• _DATASET CONTENT_:
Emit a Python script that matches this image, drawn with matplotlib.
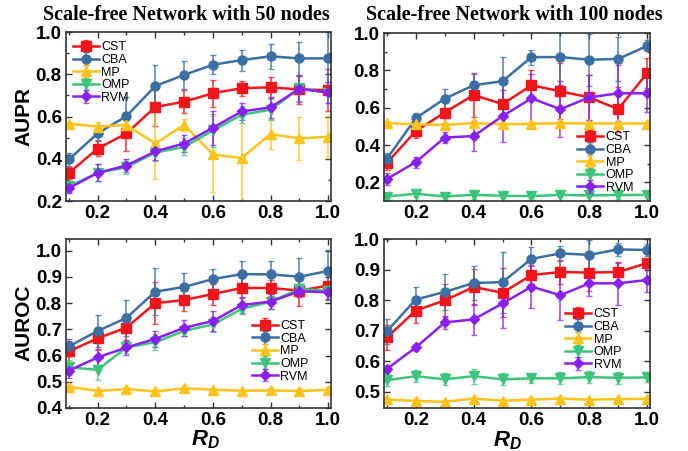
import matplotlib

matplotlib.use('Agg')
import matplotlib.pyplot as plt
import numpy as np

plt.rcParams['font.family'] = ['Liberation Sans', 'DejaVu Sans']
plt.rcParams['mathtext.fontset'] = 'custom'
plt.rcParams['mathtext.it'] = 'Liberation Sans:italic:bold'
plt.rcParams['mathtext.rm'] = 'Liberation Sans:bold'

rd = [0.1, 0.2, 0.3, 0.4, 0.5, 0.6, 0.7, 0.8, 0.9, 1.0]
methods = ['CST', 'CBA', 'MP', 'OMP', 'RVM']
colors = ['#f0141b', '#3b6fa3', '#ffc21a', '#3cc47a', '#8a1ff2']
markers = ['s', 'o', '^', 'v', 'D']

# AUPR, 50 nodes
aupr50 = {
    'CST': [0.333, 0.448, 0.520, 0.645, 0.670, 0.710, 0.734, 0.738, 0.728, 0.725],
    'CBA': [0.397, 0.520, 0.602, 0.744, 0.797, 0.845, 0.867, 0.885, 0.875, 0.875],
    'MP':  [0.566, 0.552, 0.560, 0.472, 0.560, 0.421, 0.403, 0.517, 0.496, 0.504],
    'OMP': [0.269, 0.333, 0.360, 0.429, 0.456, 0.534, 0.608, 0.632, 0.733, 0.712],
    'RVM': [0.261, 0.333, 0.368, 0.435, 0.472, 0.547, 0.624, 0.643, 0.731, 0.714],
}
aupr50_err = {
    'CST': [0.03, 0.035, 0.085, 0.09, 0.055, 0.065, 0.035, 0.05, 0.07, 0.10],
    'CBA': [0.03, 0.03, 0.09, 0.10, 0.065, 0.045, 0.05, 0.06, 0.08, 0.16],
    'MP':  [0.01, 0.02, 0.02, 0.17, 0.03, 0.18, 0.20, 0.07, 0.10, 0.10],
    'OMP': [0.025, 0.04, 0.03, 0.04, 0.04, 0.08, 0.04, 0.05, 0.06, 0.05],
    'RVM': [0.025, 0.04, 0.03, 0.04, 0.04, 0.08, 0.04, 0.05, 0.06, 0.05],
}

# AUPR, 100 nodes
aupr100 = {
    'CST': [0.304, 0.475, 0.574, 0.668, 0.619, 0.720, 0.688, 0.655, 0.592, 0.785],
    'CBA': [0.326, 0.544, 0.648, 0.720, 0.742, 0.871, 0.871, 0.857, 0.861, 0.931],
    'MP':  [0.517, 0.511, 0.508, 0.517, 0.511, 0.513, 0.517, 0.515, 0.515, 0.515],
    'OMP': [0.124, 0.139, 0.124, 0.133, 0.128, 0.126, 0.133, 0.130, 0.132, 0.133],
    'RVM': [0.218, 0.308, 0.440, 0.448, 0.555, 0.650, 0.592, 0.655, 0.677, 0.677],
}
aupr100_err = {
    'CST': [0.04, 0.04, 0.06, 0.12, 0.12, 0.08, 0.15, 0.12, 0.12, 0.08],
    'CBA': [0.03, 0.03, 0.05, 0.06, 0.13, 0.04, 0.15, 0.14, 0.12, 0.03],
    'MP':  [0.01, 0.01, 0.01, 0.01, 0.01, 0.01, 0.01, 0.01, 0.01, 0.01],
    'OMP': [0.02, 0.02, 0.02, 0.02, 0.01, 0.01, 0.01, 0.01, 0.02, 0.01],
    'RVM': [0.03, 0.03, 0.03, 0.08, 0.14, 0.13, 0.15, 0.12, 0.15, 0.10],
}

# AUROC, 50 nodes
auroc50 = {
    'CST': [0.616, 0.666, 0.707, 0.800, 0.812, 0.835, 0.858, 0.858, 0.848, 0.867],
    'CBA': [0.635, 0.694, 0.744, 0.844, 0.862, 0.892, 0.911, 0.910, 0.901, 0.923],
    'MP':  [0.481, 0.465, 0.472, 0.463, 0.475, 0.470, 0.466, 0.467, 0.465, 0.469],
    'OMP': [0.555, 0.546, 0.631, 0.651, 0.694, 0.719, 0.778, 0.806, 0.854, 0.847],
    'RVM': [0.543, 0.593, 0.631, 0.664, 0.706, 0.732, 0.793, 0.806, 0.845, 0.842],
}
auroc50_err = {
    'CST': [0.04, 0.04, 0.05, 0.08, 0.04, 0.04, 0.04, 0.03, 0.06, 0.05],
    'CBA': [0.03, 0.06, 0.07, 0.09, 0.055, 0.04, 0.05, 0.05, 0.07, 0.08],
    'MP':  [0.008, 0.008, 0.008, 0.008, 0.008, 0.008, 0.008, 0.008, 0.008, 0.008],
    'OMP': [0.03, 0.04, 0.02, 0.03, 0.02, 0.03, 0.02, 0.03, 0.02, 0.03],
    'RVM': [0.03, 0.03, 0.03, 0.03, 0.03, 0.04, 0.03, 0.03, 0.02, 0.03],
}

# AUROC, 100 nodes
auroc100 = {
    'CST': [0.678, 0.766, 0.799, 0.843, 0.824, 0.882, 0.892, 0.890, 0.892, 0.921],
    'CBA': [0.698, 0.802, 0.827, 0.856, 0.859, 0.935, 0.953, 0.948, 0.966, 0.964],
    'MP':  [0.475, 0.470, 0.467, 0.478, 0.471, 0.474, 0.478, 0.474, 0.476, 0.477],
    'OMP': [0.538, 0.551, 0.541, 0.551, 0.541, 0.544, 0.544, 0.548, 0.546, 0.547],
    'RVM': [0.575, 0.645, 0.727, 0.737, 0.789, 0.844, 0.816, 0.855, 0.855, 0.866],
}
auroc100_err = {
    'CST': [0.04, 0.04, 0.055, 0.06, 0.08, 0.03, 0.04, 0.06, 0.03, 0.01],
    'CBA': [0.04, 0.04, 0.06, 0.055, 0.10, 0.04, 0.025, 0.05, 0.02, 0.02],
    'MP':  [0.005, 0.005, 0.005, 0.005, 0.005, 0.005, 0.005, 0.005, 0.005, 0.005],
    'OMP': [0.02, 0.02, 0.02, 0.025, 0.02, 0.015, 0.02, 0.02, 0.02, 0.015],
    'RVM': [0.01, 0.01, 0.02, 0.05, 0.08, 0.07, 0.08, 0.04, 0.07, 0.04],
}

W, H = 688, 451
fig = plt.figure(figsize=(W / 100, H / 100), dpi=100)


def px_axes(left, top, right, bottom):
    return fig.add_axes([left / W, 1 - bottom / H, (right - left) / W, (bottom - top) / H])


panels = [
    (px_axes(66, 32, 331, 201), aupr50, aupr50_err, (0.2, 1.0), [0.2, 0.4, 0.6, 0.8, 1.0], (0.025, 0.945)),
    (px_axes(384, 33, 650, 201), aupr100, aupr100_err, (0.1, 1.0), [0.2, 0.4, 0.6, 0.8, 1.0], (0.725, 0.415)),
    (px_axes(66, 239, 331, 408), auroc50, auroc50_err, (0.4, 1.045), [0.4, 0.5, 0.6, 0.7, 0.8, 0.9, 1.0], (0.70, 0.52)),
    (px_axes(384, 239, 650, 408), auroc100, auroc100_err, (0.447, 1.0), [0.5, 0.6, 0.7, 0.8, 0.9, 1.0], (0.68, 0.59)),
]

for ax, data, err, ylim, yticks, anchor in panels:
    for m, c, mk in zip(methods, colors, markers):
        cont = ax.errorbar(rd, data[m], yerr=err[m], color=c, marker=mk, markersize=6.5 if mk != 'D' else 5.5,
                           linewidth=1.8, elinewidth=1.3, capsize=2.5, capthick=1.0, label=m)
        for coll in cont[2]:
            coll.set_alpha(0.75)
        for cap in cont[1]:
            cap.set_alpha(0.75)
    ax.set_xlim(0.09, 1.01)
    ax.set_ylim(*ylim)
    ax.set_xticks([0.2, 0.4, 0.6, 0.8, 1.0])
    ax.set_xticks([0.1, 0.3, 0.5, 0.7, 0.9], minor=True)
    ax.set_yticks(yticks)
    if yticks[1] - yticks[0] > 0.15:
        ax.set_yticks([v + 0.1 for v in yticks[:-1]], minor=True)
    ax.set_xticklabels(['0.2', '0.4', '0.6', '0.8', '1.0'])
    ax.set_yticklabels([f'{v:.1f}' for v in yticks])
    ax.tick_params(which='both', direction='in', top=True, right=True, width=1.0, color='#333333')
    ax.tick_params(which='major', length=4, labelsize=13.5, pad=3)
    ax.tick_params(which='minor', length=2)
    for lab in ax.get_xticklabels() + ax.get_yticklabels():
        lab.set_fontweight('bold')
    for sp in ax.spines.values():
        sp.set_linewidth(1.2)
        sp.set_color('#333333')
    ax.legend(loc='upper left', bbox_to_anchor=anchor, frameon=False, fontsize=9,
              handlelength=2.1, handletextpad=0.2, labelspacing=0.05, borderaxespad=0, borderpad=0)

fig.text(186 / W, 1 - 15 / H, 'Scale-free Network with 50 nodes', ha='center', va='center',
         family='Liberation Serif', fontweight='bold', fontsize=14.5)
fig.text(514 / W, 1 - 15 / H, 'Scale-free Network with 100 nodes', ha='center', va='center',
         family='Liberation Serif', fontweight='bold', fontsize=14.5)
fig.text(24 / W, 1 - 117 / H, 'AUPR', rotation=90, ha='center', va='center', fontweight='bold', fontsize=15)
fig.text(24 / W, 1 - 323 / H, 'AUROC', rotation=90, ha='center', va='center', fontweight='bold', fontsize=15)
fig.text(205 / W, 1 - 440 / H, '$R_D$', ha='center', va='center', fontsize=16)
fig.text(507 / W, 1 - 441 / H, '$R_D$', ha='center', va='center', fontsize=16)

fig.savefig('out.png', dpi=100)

• _AIM OF THE TASK_: Leave out any pictures, please, and quote only the lines from the top of the data through the line that contains "markers = ['s', 'o', '^', 'v', 'D']".

• _THE ANSWER_:
Emit a Python script that matches this image, drawn with matplotlib.
import matplotlib

matplotlib.use('Agg')
import matplotlib.pyplot as plt
import numpy as np

plt.rcParams['font.family'] = ['Liberation Sans', 'DejaVu Sans']
plt.rcParams['mathtext.fontset'] = 'custom'
plt.rcParams['mathtext.it'] = 'Liberation Sans:italic:bold'
plt.rcParams['mathtext.rm'] = 'Liberation Sans:bold'

rd = [0.1, 0.2, 0.3, 0.4, 0.5, 0.6, 0.7, 0.8, 0.9, 1.0]
methods = ['CST', 'CBA', 'MP', 'OMP', 'RVM']
colors = ['#f0141b', '#3b6fa3', '#ffc21a', '#3cc47a', '#8a1ff2']
markers = ['s', 'o', '^', 'v', 'D']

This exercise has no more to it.